- [TASK PROMPT]: Copy out the whole listing exactly as written, leaving the pictures behind.
+ + + + +
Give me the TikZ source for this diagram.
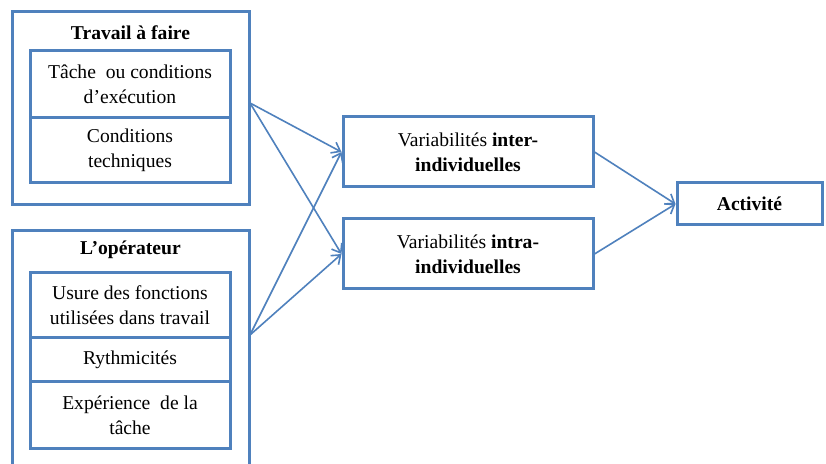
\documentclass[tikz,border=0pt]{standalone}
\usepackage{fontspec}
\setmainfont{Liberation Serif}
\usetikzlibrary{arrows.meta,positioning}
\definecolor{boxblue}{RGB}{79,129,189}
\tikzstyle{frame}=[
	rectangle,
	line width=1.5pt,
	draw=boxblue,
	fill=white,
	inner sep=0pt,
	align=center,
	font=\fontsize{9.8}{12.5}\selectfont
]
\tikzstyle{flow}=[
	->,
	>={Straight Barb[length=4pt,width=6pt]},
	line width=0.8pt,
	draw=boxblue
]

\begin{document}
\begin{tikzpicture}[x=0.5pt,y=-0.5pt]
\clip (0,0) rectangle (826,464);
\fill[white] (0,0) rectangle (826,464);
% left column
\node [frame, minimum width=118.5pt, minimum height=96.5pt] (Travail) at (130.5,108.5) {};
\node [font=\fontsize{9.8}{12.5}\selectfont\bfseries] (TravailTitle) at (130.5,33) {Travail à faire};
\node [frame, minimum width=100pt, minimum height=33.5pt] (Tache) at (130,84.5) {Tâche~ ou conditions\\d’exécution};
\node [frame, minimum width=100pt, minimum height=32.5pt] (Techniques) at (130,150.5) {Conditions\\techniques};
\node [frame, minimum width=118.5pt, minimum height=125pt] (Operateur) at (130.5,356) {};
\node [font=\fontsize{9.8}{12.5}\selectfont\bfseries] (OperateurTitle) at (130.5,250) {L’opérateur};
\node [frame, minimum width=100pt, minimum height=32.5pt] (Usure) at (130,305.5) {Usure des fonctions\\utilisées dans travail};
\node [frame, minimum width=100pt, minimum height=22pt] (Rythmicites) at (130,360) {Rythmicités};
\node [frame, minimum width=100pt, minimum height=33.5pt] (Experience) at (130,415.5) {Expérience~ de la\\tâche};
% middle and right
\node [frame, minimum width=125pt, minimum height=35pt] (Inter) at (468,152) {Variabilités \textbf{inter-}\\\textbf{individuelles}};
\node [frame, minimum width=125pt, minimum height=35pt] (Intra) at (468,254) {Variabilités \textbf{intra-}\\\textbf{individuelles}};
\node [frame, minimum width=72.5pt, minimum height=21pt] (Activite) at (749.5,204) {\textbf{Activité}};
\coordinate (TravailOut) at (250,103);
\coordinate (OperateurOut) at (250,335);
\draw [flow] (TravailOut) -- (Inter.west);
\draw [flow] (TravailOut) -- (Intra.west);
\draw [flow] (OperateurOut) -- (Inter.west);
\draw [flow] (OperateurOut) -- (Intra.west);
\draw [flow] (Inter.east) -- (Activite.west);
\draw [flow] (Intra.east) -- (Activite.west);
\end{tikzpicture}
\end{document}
+ + + + +
- [ANSWER TO THIS PROBLEM]:
Give me the TikZ source for this diagram.
\documentclass[tikz,border=0pt]{standalone}
\usepackage{fontspec}
\setmainfont{Liberation Serif}
\usetikzlibrary{arrows.meta,positioning}
\definecolor{boxblue}{RGB}{79,129,189}
\tikzstyle{frame}=[
	rectangle,
	line width=1.5pt,
	draw=boxblue,
	fill=white,
	inner sep=0pt,
	align=center,
	font=\fontsize{9.8}{12.5}\selectfont
]
\tikzstyle{flow}=[
	->,
	>={Straight Barb[length=4pt,width=6pt]},
	line width=0.8pt,
	draw=boxblue
]

\begin{document}
\begin{tikzpicture}[x=0.5pt,y=-0.5pt]
\clip (0,0) rectangle (826,464);
\fill[white] (0,0) rectangle (826,464);
% left column
\node [frame, minimum width=118.5pt, minimum height=96.5pt] (Travail) at (130.5,108.5) {};
\node [font=\fontsize{9.8}{12.5}\selectfont\bfseries] (TravailTitle) at (130.5,33) {Travail à faire};
\node [frame, minimum width=100pt, minimum height=33.5pt] (Tache) at (130,84.5) {Tâche~ ou conditions\\d’exécution};
\node [frame, minimum width=100pt, minimum height=32.5pt] (Techniques) at (130,150.5) {Conditions\\techniques};
\node [frame, minimum width=118.5pt, minimum height=125pt] (Operateur) at (130.5,356) {};
\node [font=\fontsize{9.8}{12.5}\selectfont\bfseries] (OperateurTitle) at (130.5,250) {L’opérateur};
\node [frame, minimum width=100pt, minimum height=32.5pt] (Usure) at (130,305.5) {Usure des fonctions\\utilisées dans travail};
\node [frame, minimum width=100pt, minimum height=22pt] (Rythmicites) at (130,360) {Rythmicités};
\node [frame, minimum width=100pt, minimum height=33.5pt] (Experience) at (130,415.5) {Expérience~ de la\\tâche};
% middle and right
\node [frame, minimum width=125pt, minimum height=35pt] (Inter) at (468,152) {Variabilités \textbf{inter-}\\\textbf{individuelles}};
\node [frame, minimum width=125pt, minimum height=35pt] (Intra) at (468,254) {Variabilités \textbf{intra-}\\\textbf{individuelles}};
\node [frame, minimum width=72.5pt, minimum height=21pt] (Activite) at (749.5,204) {\textbf{Activité}};
\coordinate (TravailOut) at (250,103);
\coordinate (OperateurOut) at (250,335);
\draw [flow] (TravailOut) -- (Inter.west);
\draw [flow] (TravailOut) -- (Intra.west);
\draw [flow] (OperateurOut) -- (Inter.west);
\draw [flow] (OperateurOut) -- (Intra.west);
\draw [flow] (Inter.east) -- (Activite.west);
\draw [flow] (Intra.east) -- (Activite.west);
\end{tikzpicture}
\end{document}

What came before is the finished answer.